Meme in the Berrichon-Bourbonnais language created by Pierre-Marie Chevreux (Rough translation: “The things I have to go through in order to support my language. Oh gosh, I swear!!”

Pierre-Marie Chevreux is taking part in the Mother Language Meme Challenge creating memes in the Berrichon-Bourbonnais language.

As a teacher residing in Lyon, France, Pierre’s family can be found in the central provinces of Berry and Bourbonnais, where one might still be able to hear the Berrichon-Bourbonnais language (or Berrichon and Bourbonnais, two variants of the same core language). Traced back to the Middle Ages, where it evolved from Vulgar Latin, Berrichon-Bourbonnais is considered to be a Language of Oïl (as is French). The language can also be found in literature, as many of the characters spoke this language in the novels by writer George Sand. In present day, the language, when spoken, is primarily used by those over the age of 60 years of age, but thankfully there are efforts to revitalize this language.

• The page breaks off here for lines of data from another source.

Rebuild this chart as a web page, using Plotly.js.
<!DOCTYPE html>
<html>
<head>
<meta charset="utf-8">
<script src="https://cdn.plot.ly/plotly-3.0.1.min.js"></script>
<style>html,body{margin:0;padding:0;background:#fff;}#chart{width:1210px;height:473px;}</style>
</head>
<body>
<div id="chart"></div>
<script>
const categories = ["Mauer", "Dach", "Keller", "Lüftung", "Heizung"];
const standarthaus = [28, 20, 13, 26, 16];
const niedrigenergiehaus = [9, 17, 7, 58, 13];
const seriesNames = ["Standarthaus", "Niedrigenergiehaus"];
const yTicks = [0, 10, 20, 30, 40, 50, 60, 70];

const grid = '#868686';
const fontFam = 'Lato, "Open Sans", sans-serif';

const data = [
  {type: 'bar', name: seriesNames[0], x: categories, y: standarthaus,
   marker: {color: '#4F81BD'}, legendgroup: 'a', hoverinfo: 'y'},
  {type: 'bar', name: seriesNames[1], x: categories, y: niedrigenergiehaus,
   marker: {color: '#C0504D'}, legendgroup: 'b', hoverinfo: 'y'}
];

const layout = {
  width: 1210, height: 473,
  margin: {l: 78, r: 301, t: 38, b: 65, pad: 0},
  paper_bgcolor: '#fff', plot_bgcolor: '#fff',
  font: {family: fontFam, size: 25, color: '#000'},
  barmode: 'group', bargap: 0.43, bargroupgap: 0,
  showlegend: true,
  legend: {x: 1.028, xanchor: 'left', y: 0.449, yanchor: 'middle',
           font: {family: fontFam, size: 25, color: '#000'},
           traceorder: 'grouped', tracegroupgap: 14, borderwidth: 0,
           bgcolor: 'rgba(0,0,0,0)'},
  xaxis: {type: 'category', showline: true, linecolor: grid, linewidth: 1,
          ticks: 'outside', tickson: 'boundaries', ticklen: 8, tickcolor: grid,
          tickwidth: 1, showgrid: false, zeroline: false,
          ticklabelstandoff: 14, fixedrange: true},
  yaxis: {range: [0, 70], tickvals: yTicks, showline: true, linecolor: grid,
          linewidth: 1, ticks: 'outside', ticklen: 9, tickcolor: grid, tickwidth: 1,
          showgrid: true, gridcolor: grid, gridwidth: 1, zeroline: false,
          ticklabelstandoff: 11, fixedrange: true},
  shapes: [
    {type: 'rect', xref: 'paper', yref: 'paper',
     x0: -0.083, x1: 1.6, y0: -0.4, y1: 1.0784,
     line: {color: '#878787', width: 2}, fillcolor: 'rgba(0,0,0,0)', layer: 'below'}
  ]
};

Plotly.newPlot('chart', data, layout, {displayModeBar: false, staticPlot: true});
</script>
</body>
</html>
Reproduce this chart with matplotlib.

Now the language is showing up more frequently on the internet. In addition, Pierre opened opened two blogs in a normalized Berrichon-Bourbonnais language, and he is an active participant in the Mother Language Meme Challenge. In an interview with Rising Voices, he talks about his participation in this online activity where he has been sharing his memes on his Twitter account @Persian_Coral.
 
Rising Voices (RV): What is the current state of your language both offline and on the internet?
 

Pierre-Marie Chevreux (PMC): Passionate people have created many sites where lexicons, sentences, and even some grammatical points have been edited on the net. It is even possible to find some online videos, such as of people counting or performing humorous stand-up comedy. Precisely the situation of the language, which for so long had been called and seen as ‘Bad French’ and the ‘language of isolated peasants’ deals with a kind of creole.

RV: Why did you decide to participate in the Mother Language Meme Challenge?

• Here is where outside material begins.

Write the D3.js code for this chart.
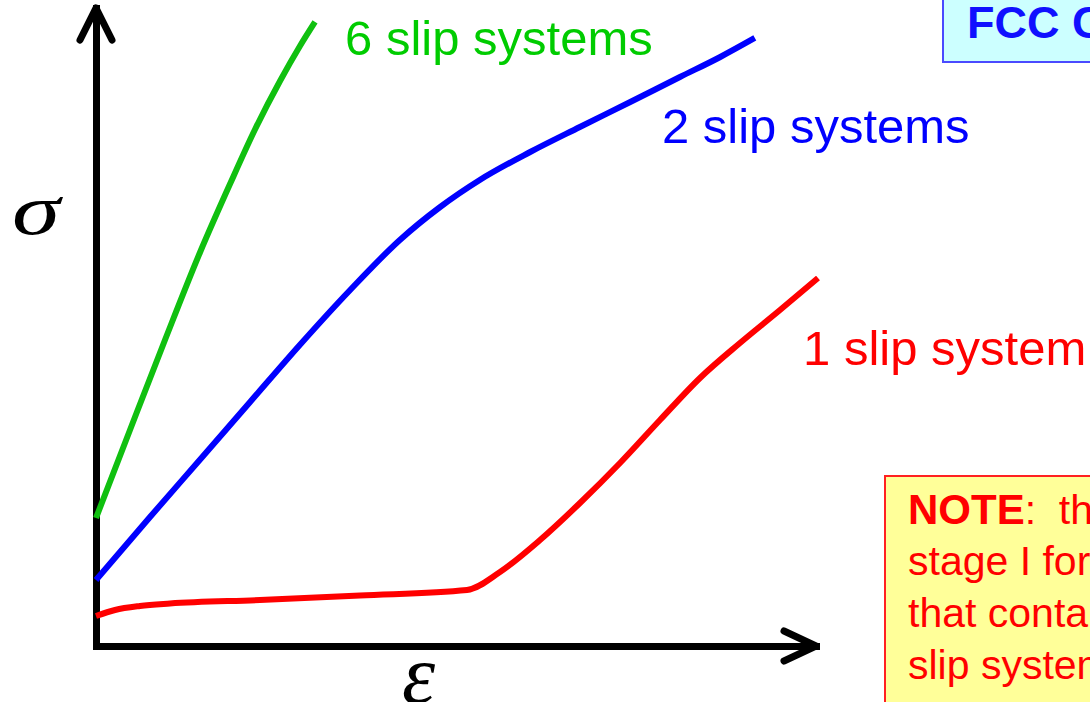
<!DOCTYPE html>
<html lang="en">
<head>
    <meta charset="utf-8">
    <title>Slip systems stress-strain</title>
    <script type="text/javascript" src="https://cdn.jsdelivr.net/npm/d3@7/dist/d3.min.js"></script>
    <style>
        body { margin: 0; background: #fff; }
        svg { display: block; }
    </style>
</head>
<body>
    <div id="chart"></div>

    <script type="text/javascript">

            // curve values (strain, stress in 0-100 units)
            var sixSlipStrain = [0, 4.72, 9.58, 14.44, 18.61, 22.08, 25.56, 28.33, 30.42];
            var sixSlipStress = [20.06, 33.86, 47.96, 61.68, 72.41, 80.96, 88.56, 94.04, 97.81];

            var twoSlipStrain = [0, 7.5, 14.4, 21.4, 28.3, 35.3, 42.2, 47.8, 53.3, 60.3, 67.2, 74.2, 81.1, 86.7, 91.5];
            var twoSlipStress = [10.34, 20.22, 29.15, 38.24, 47.18, 55.8, 63.64, 68.81, 73.04, 77.43, 81.35, 85.27, 89.18, 92.32, 95.3];

            var oneSlipStrain = [0, 2.64, 6.11, 10.28, 22.78, 36.67, 51.53, 56.11, 61.67, 67.22, 72.78, 78.33, 83.89, 89.44, 95.0, 100.28];
            var oneSlipStress = [4.7, 5.64, 6.27, 6.66, 7.21, 7.92, 8.78, 11.6, 16.61, 22.41, 28.68, 35.42, 42.01, 47.49, 52.66, 57.68];

            var seriesNames = ["6 slip systems", "2 slip systems", "1 slip system"];
            var noteLines = ["there is no", "stage I for crystals", "that contain many", "slip systems"];

            var w = 1090;
            var h = 702;

            var xScale = d3.scaleLinear().domain([0, 100]).range([96, 816]);
            var yScale = d3.scaleLinear().domain([0, 100]).range([646, 8]);

            var svg = d3.select("#chart")
            .append("svg")
            .attr("width", w)
            .attr("height", h)
            .style("font-family", "'Liberation Sans', Arial, sans-serif");

            // boxes on the right (drawn first, clipped by the page edge)
            svg.append("rect")
              .attr("x", 943).attr("y", -10)
              .attr("width", 200).attr("height", 72)
              .attr("fill", "#ccffff")
              .attr("stroke", "#4a4aff")
              .attr("stroke-width", 2);

            svg.append("text")
              .attr("x", 967).attr("y", 38)
              .attr("font-size", 45)
              .attr("font-weight", "bold")
              .attr("fill", "#1010ff")
              .text("FCC Crystals");

            svg.append("rect")
              .attr("x", 885).attr("y", 476)
              .attr("width", 260).attr("height", 260)
              .attr("fill", "#ffff99")
              .attr("stroke", "#ff2020")
              .attr("stroke-width", 2);

            var note = svg.append("g").attr("fill", "#ff0000").attr("font-size", 41);
            var first = note.append("text").attr("x", 908).attr("y", 524).attr("xml:space", "preserve");
            first.append("tspan").attr("font-weight", "bold").attr("font-size", 42).text("NOTE");
            first.append("tspan").text(":  " + noteLines[0]);
            noteLines.slice(1).forEach(function(t, i) {
                note.append("text").attr("x", 908).attr("y", 575 + i * 52).text(t);
            });

            // axes
            var yAxis = svg.append("g")
              .attr("transform", "translate(" + xScale(0) + ",0)")
              .call(d3.axisLeft(yScale).ticks(0).tickSize(0).tickSizeOuter(0));
            var xAxis = svg.append("g")
              .attr("transform", "translate(0," + yScale(0) + ")")
              .call(d3.axisBottom(xScale).ticks(0).tickSize(0).tickSizeOuter(0));
            svg.selectAll(".domain")
              .attr("stroke", "#000")
              .attr("stroke-width", 7)
              .attr("stroke-linecap", "square");

            var arrows = svg.append("g")
              .attr("fill", "none")
              .attr("stroke", "#000")
              .attr("stroke-width", 7)
              .attr("stroke-linecap", "round")
              .attr("stroke-linejoin", "round");
            var tipY = [xScale(0), yScale(100)];
            arrows.append("path")
              .attr("d", d3.line()([[tipY[0] - 16, tipY[1] + 32], tipY, [tipY[0] + 16, tipY[1] + 32]]));
            var tipX = [xScale(100), yScale(0)];
            arrows.append("path")
              .attr("d", d3.line()([[tipX[0] - 32, tipX[1] - 15], tipX, [tipX[0] - 32, tipX[1] + 15]]));

            svg.append("text")
              .attr("transform", "translate(12,234) scale(1.35,1)")
              .attr("font-family", "'Liberation Serif', 'Times New Roman', serif")
              .attr("font-style", "italic")
              .attr("font-size", 72)
              .text("\u03c3");

            svg.append("text")
              .attr("x", 402).attr("y", 703)
              .attr("font-family", "'Liberation Serif', 'Times New Roman', serif")
              .attr("font-style", "italic")
              .attr("font-size", 84)
              .text("\u03b5");

            // curves
            var line = d3.line()
              .x(function(d) { return xScale(d[0]); })
              .y(function(d) { return yScale(d[1]); })
              .curve(d3.curveMonotoneX);

            var curves = [
                { x: sixSlipStrain, y: sixSlipStress, color: "#10c010" },
                { x: twoSlipStrain, y: twoSlipStress, color: "#0000ff" },
                { x: oneSlipStrain, y: oneSlipStress, color: "#ff0000" }
            ];

            svg.selectAll("path.curve")
            .data(curves)
            .enter()
            .append("path")
            .attr("class", "curve")
            .attr("d", function(c) { return line(d3.zip(c.x, c.y)); })
            .attr("fill", "none")
            .attr("stroke", function(c) { return c.color; })
            .attr("stroke-width", 6)
            .attr("stroke-linecap", "butt");

            // labels, placed in chart units
            var labelSpots = [[34.6, 92.7, "#00cc00"], [78.6, 78.8, "#0000ff"], [98.2, 44.0, "#ff0000"]];
            svg.selectAll("text.label")
            .data(seriesNames)
            .enter()
            .append("text")
            .attr("class", "label")
            .attr("x", function(d, i) { return xScale(labelSpots[i][0]); })
            .attr("y", function(d, i) { return yScale(labelSpots[i][1]); })
            .attr("font-size", 49)
            .attr("fill", function(d, i) { return labelSpots[i][2]; })
            .text(function(d) { return d; });

        </script>
    </body>
    </html>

PMC: On Twitter, I noticed a meme in Gallo (another Language of Oïl, but from Eastern Britanny). I have been interested in promoting my language for the past three years, and I wanted to learn and know more about my family language. I think humour can be an excellent way to capture one’s attention. This has also been an occasion to discover some Northern Amerindian languages as Tsimshian (language found along the border between Southern Alaska and the Northern British-Columbia coast) and Asturian (in the Northern-Atlantic Spain).

RV: Who would you like to challenge to create a meme in this language?’
 

PMC: As social media is a very efficient tribune, this allows my language, Berrichon-Bourbonnais to be known wider as I could have ever imagined. People do not think that France and especially North and Central France have about a twenty of languages! So I want to create curiosity and focus on my peculiar medieval language.

Find more memes from the Mother Language Meme Challenge in a variety of global languages by checking out the #MemeML hashtag on Instagram, Twitter, or Facebook. There is also a Facebook group for the Challenge with contributions from all across the world.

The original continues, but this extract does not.